A number of passages are put forth to support the doctrine, including (quotations are from the KJV):

- Isaiah 42:1: "Behold my servant, whom I uphold; mine elect Chosen One, in whom my soul delighteth; I have put my spirit upon him: he shall bring forth judgment to the Gentiles."
- John 1:12,13: "But as many as received him, to them gave he power to become the sons of God, even to them that believe on his name: Which were born, not of blood, nor of the will of the flesh, nor of the will of man, but of God."
- Acts 13:48: "And when the Gentiles heard this, they were glad, and glorified the word of the Lord: and as many as were ordained to eternal life believed."
- Romans 9:15–16: "For he saith to Moses, I will have mercy on whom I will have mercy, and I will have compassion on whom I will have compassion. So then it is not of him that willeth, nor of him that runneth, but of God that sheweth mercy."
- Romans 9:22–24: "What if God, willing to shew his wrath, and to make his power known, endured with much longsuffering the vessels of wrath fitted to destruction: And that he might make known the riches of his glory on the vessels of mercy, which he had afore prepared unto glory, Even us, whom he hath called, not of the Jews only, but also of the Gentiles?"
- Ephesians 1:4–5: "According as he hath chosen us in him before the foundation of the world, that we should be holy and without blame before him in love: Having predestinated us unto the adoption of children by Jesus Christ to himself, according to the good pleasure of his will,"
- Ephesians 1:11: "In whom also we have obtained an inheritance, being predestinated according to the purpose of him who worketh all things after the counsel of his own will:"
- Philippians 1:29: "For unto you it is given in the behalf of Christ, not only to believe on him, but also to suffer for his sake;"
- 1 Thessalonians 1:4–5: "Knowing, brethren beloved, your election of God.
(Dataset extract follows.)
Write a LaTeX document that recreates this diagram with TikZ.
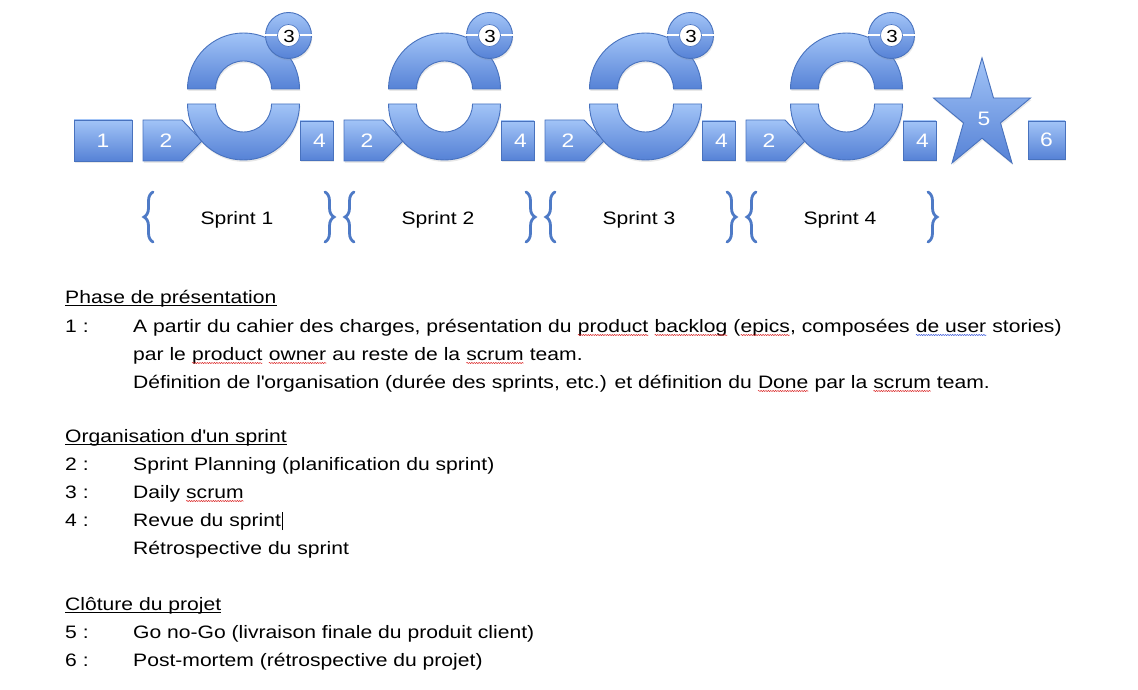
\documentclass[tikz,border=0pt]{standalone}
\usepackage{fontspec}
\setmainfont{Liberation Sans}[FakeStretch=1.172]
\usetikzlibrary{shadows,decorations.pathmorphing,decorations.pathreplacing}
\definecolor{btop}{RGB}{162,196,247}
\definecolor{bbot}{RGB}{86,130,214}
\definecolor{bline}{RGB}{72,114,190}
\definecolor{brcol}{RGB}{78,122,198}
\definecolor{wavered}{RGB}{220,40,40}
\definecolor{waveblue}{RGB}{60,90,220}
\newcommand\wv[2][wavered]{\tikz[baseline=(W.base)]{\node[anchor=base,inner sep=0pt,outer sep=0pt](W){#2};\draw[#1,line width=0.5pt,decorate,decoration={snake,amplitude=0.6pt,segment length=2.4pt}]([yshift=-3pt]W.base west)--([yshift=-3pt]W.base east);}}
\begin{document}
\begin{tikzpicture}[x=1pt,y=-1pt,
  blueshape/.style={draw=bline, line width=0.9pt, top color=btop, bottom color=bbot,
    drop shadow={shadow xshift=0.8pt, shadow yshift=-2pt, opacity=0.18}},
  numw/.style={text=white, font=\fontsize{19.5}{22}\selectfont},
  body/.style={anchor=base west, inner sep=0pt, font=\fontsize{18}{22}\selectfont},
  brc/.style={draw=brcol, line width=2.8pt, line cap=round, decorate, decoration={brace, amplitude=9pt}},
  sprintlbl/.style={anchor=base, font=\fontsize{18}{22}\selectfont},
  underl/.style={line width=0.8pt}]
\fill[white] (0,0) rectangle (1138,690);
\useasboundingbox (0,0) rectangle (1138,690);
\node[blueshape, minimum width=58pt, minimum height=41pt, inner sep=0pt, numw] (b1) at (103,140.5) {1};
\foreach \i in {0,...,3}{
\begin{scope}[xshift=201*\i]
 \path[blueshape] (143,120) -- (182,120) -- (202,141) -- (182,161) -- (143,161) -- cycle;
 \node[numw] (two\i) at (166,141) {2};
 \path[blueshape] (187.5,104) arc[start angle=180,end angle=0,radius=56] -- (271.5,104) arc[start angle=0,end angle=180,radius=28] -- cycle;
 \path[blueshape] (187.5,89) arc[start angle=180,end angle=360,radius=56] -- (271.5,89) arc[start angle=0,end angle=-180,radius=28] -- cycle;
 \path[blueshape] (288.5,35.5) circle[radius=23];
 \fill[white] (264,33.8) rectangle (313,35.8);
 \path[draw=bline, line width=0.6pt, fill=white] (288.5,35.5) circle[radius=11];
 \node[font=\fontsize{17.5}{22}\selectfont] (three\i) at (289,36) {3};
 \node[blueshape, minimum width=33pt, minimum height=39pt, inner sep=0pt, numw] (four\i) at (316.5,140.5) {\hspace*{6pt}4};
 \draw[brc] (153,242) -- (153,192);
 \draw[brc] (325,192) -- (325,242);
 \pgfmathtruncatemacro\n{\i+1}
 \node[sprintlbl] (sp\i) at (237,224) {Sprint \n};
\end{scope}}
\path[blueshape] (982,57.9) -- (993.5,98) -- (1030.5,98) -- (1000.5,122.9) -- (1012,163) -- (982,138.2) -- (952,163) -- (963.5,122.9) -- (933.5,98) -- (970.5,98) -- cycle;
\node[numw] (five) at (984,119) {5};
\node[blueshape, minimum width=37pt, minimum height=38pt, inner sep=0pt, numw] (six) at (1046.5,140) {6};
% text
\node[body] (h1) at (65,303) {Phase de présentation};
\draw[underl] ([yshift=-2.5pt]h1.base west) -- ([yshift=-2.5pt]h1.base east);
\node[body] (n1) at (65,332) {1 :};
\node[body] (t1a) at (133,332) {A partir du cahier des charges, présentation du \wv{product} \wv{backlog} (\wv{epics}, composées \wv[waveblue]{de user} stories)};
\node[body] (t1b) at (133,360) {par le \wv{product} \wv{owner} au reste de la \wv{scrum} team.};
\node[body] (t1c) at (133,388) {Définition de l\textquotesingle organisation (durée des sprints, etc.) et définition du \wv{Done} par la \wv{scrum} team.};
\node[body] (h2) at (65,442) {Organisation d\textquotesingle un sprint};
\draw[underl] ([yshift=-2.5pt]h2.base west) -- ([yshift=-2.5pt]h2.base east);
\node[body] (n2) at (65,470) {2 :};
\node[body] (t2) at (133,470) {Sprint Planning (planification du sprint)};
\node[body] (n3) at (65,498) {3 :};
\node[body] (t3) at (133,498) {Daily \wv{scrum}};
\node[body] (n4) at (65,526) {4 :};
\node[body] (t4) at (133,526) {Revue du sprint};
\draw[line width=0.6pt] ([xshift=1pt,yshift=-4pt]t4.base east) -- ([xshift=1pt,yshift=14pt]t4.base east);
\node[body] (t4b) at (133,554) {Rétrospective du sprint};
\node[body] (h3) at (65,610) {Clôture du projet};
\draw[underl] ([yshift=-2.5pt]h3.base west) -- ([yshift=-2.5pt]h3.base east);
\node[body] (n5) at (65,638) {5 :};
\node[body] (t5) at (133,638) {Go no-Go (livraison finale du produit client)};
\node[body] (n6) at (65,666) {6 :};
\node[body] (t6) at (133,666) {Post-mortem (rétrospective du projet)};
\end{tikzpicture}
\end{document}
For our gospel came not unto you in word only, but also in power, and in the Holy Ghost, and in much assurance; as ye know what manner of men we were among you for your sake."
- 2 Thessalonians 2:13: "But we are bound to give thanks alway to God for you, brethren beloved of the Lord, because God hath from the beginning chosen you to salvation through sanctification of the Spirit and belief of the truth:"
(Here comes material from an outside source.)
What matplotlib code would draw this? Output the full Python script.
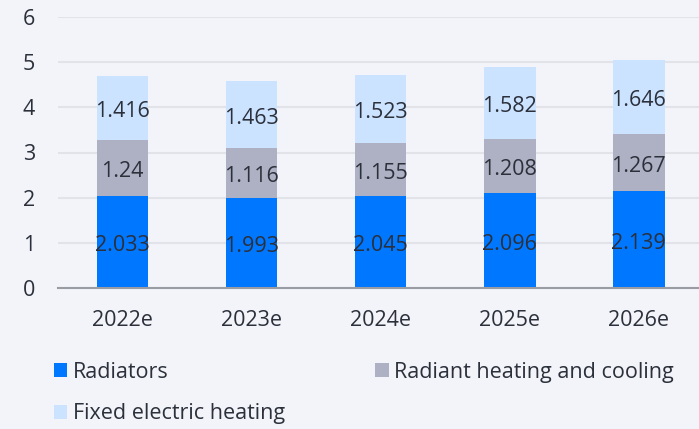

- 2 Timothy 1:9: "Who hath saved us, and called us with an holy calling, not according to our works, but according to his own purpose and grace, which was given us in Christ Jesus before the world began,"

Some biblical passages are put forth as evidence that human volition, not just divine action, plays a central role in salvation (see conditional election):
- Deuteronomy 30:19: "I call heaven and earth to record this day against you, that I have set before you life and death, blessing and cursing: therefore choose life, that both thou and thy seed may live:"
- Joshua 24:15: "And if it seem evil unto you to serve the Lord, choose you this day whom ye will serve; whether the gods which your fathers served that were on the other side of the flood, or the gods of the Amorites, in whose land ye dwell: but as for me and my house, we will serve the Lord."

Calvinists generally understand the former passages as giving a window into the divine perspective and the latter passages as speaking from the human perspective in calling people to work out the salvation God has given them.